Parents still paid for behind-the-wheel driving instruction, which was provided by Mr. Thibodeau and Mr. Stabile outside of school hours. Unfortunately, because of recent changes in state law, the cost savings for the classroom component of driver's education now provided free at the high school has been offset by fees for additional driving instruction hours required, Ms. Regan said.
Mr. Stabile applied and has been accepted again for the instructor position, which is a one-year, year-to-year position, Ms. Regan said.
The Furinos began promoting teen driver safety in the spring of 2005, joining Kevin Johnson's parents, Anne and Kevin, in launching a campaign promoting the use of seat belts in memory of their sons. The free bumper stickers they gave away before prom and graduation that read "Buckle up for A.J. and Deebo" are still displayed on cars all over the Island.
Working with Mr. Cooney, the Furinos and Johnsons arranged for and paid to bring "Skidz School" to the regional high school in May 2005. The daylong advanced driver's course offered by CMSC teaches accident avoidance maneuvers.
The Furinos formally began Martha's Vineyard Drive for Life in 2006 and joined board member Peter Rosbeck in donating the funds to purchase a "Seat Belt Convincer." The device enables a passenger to experience the force generated during a 5-mph collision to demonstrate the importance of wearing a seat belt.

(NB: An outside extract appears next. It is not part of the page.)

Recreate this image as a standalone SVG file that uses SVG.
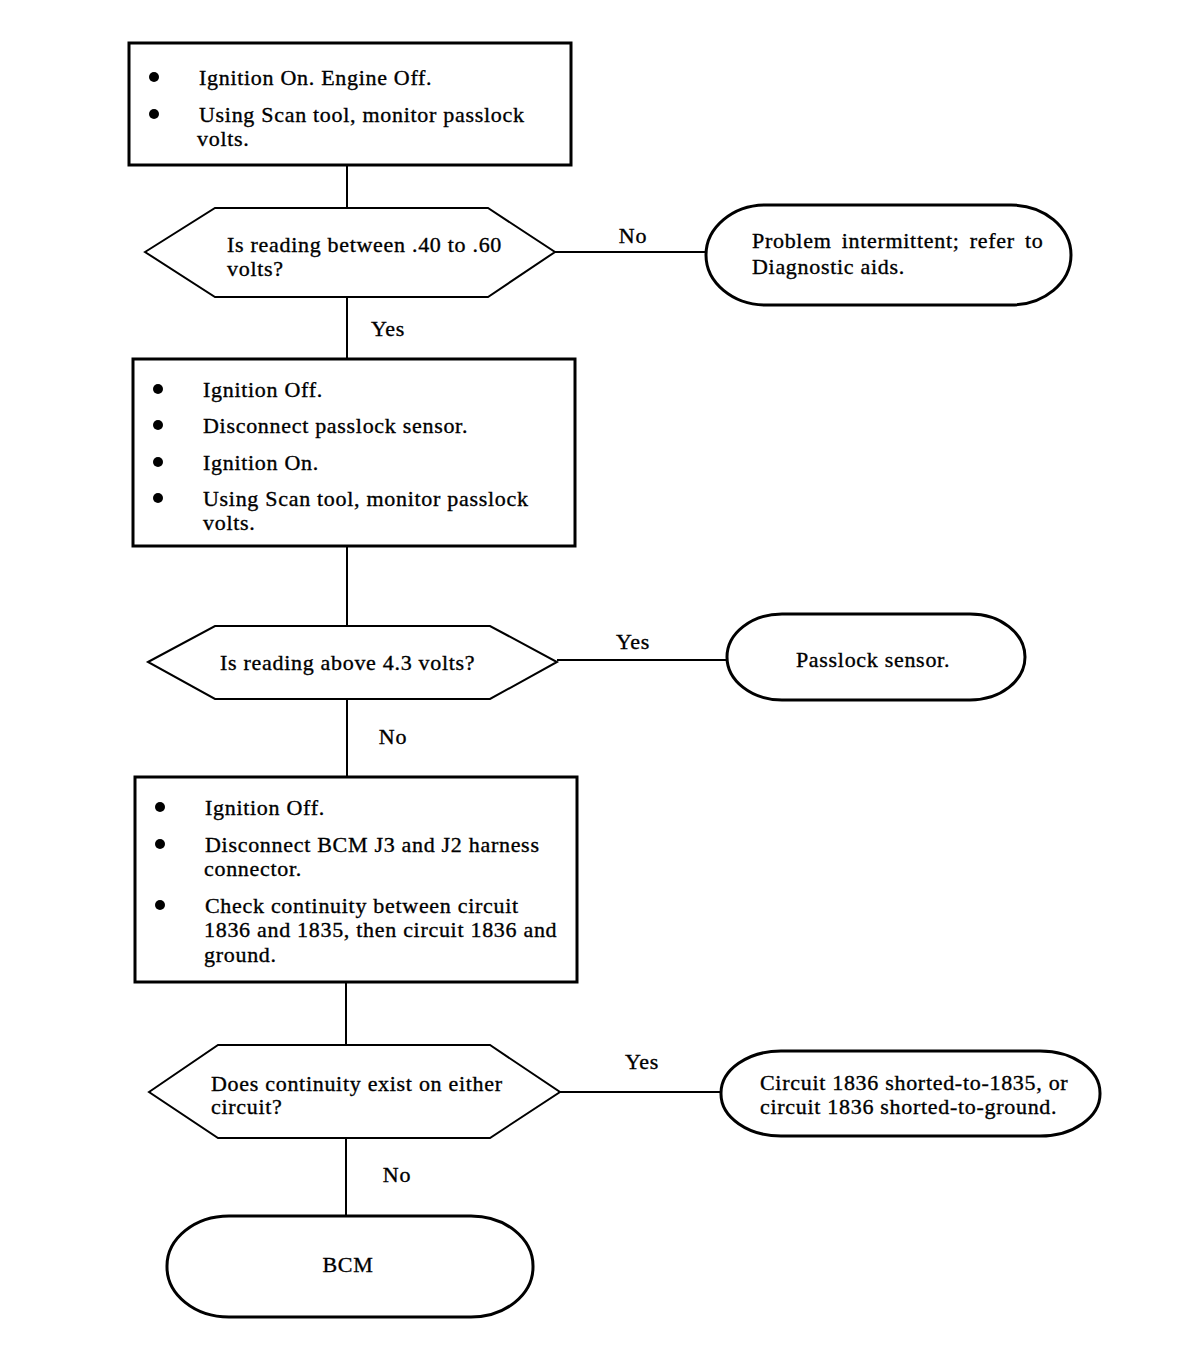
<svg xmlns="http://www.w3.org/2000/svg" width="1184" height="1358" viewBox="0 0 1184 1358">
<style>
.box{fill:#fff;stroke:#000;stroke-width:3}
.dia{fill:#fff;stroke:#000;stroke-width:2}
.term{fill:#fff;stroke:#000;stroke-width:3}
.con{fill:none;stroke:#000;stroke-width:2}
text{font-family:"Liberation Serif","Times New Roman",serif;font-size:22px;letter-spacing:0.7px;fill:#000;stroke:#000;stroke-width:0.35}
.c{text-anchor:middle}
.b{fill:#000}
</style>
<rect width="1184" height="1358" fill="#fff"/>
<g id="connectors">
<line class="con" x1="347" y1="165" x2="347" y2="208"/>
<line class="con" x1="555" y1="252" x2="706" y2="252"/>
<text x="633" y="243" class="c">No</text>
<line class="con" x1="347" y1="297" x2="347" y2="359"/>
<text x="388" y="336" class="c">Yes</text>
<line class="con" x1="347" y1="546" x2="347" y2="626"/>
<line class="con" x1="557" y1="660" x2="727" y2="660"/>
<text x="633" y="649" class="c">Yes</text>
<line class="con" x1="347" y1="699" x2="347" y2="777"/>
<text x="393" y="744" class="c">No</text>
<line class="con" x1="346" y1="982" x2="346" y2="1046"/>
<line class="con" x1="560" y1="1092" x2="721" y2="1092"/>
<text x="642" y="1069" class="c">Yes</text>
<line class="con" x1="346" y1="1138" x2="346" y2="1216"/>
<text x="397" y="1182" class="c">No</text>
</g>
<g id="step1">
<rect class="box" x="129" y="43" width="442" height="122"/>
<circle class="b" cx="154" cy="77" r="5"/>
<text x="199" y="85">Ignition On. Engine Off.</text>
<circle class="b" cx="154" cy="114" r="5"/>
<text x="199" y="122">Using Scan tool, monitor passlock</text>
<text x="197" y="146">volts.</text>
</g>
<g id="decision1">
<polygon class="dia" points="145,252 215,208 488,208 555,252 488,297 215,297"/>
<text x="227" y="252" letter-spacing="1.2">Is reading between .40 to .60</text>
<text x="227" y="276">volts?</text>
</g>
<g id="result1">
<rect class="term" x="706" y="205" width="365" height="100" rx="60" ry="50"/>
<text x="752" y="248" word-spacing="4">Problem intermittent; refer to</text>
<text x="752" y="274">Diagnostic aids.</text>
</g>
<g id="step2">
<rect class="box" x="133" y="359" width="442" height="187"/>
<circle class="b" cx="158" cy="389" r="5"/>
<text x="203" y="397">Ignition Off.</text>
<circle class="b" cx="158" cy="425" r="5"/>
<text x="203" y="433">Disconnect passlock sensor.</text>
<circle class="b" cx="158" cy="462" r="5"/>
<text x="203" y="470">Ignition On.</text>
<circle class="b" cx="158" cy="498" r="5"/>
<text x="203" y="506">Using Scan tool, monitor passlock</text>
<text x="203" y="530">volts.</text>
</g>
<g id="decision2">
<polygon class="dia" points="148,662 215,626 490,626 557,662 490,699 215,699"/>
<text x="220" y="670">Is reading above 4.3 volts?</text>
</g>
<g id="result2">
<rect class="term" x="727" y="614" width="298" height="86" rx="55" ry="43"/>
<text x="873" y="667" class="c">Passlock sensor.</text>
</g>
<g id="step3">
<rect class="box" x="135" y="777" width="442" height="205"/>
<circle class="b" cx="160" cy="807" r="5"/>
<text x="205" y="815">Ignition Off.</text>
<circle class="b" cx="160" cy="844" r="5"/>
<text x="205" y="852">Disconnect BCM J3 and J2 harness</text>
<text x="204" y="876">connector.</text>
<circle class="b" cx="160" cy="905" r="5"/>
<text x="205" y="913">Check continuity between circuit</text>
<text x="204" y="937">1836 and 1835, then circuit 1836 and</text>
<text x="204" y="962">ground.</text>
</g>
<g id="decision3">
<polygon class="dia" points="149,1092 218,1045 490,1045 560,1092 490,1138 218,1138"/>
<text x="211" y="1091">Does continuity exist on either</text>
<text x="211" y="1114">circuit?</text>
</g>
<g id="result3">
<rect class="term" x="721" y="1051" width="379" height="85" rx="60" ry="42"/>
<text x="760" y="1090">Circuit 1836 shorted-to-1835, or</text>
<text x="760" y="1114">circuit 1836 shorted-to-ground.</text>
</g>
<g id="result4">
<rect class="term" x="167" y="1216" width="366" height="101" rx="62" ry="50"/>
<text x="348" y="1272" class="c">BCM</text>
</g>
</svg>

In June 2007 Martha's Vineyard Drive for Life sponsored a field trip for 17 Martha's Vineyard Regional High School students to attend "Skidz School" in West Boylston, where CMSC offers training on a special 950-foot track.
Through arrangements made by the Furinos, the course and bus transportation to West Boylston cost students only $50. They also offered to subsidize the cost for students who could not afford it.
Over the last year, the Furinos and the Martha's Vineyard Drive for Life board have been working with Senator Robert O'Leary on "David's Law," legislation that would impose a five percent surcharge on every traffic fine to fund driver's education in Massachusetts High Schools. "Barb and our son Michael and I don't want anybody to go through what we're going through," Mr. Furino said.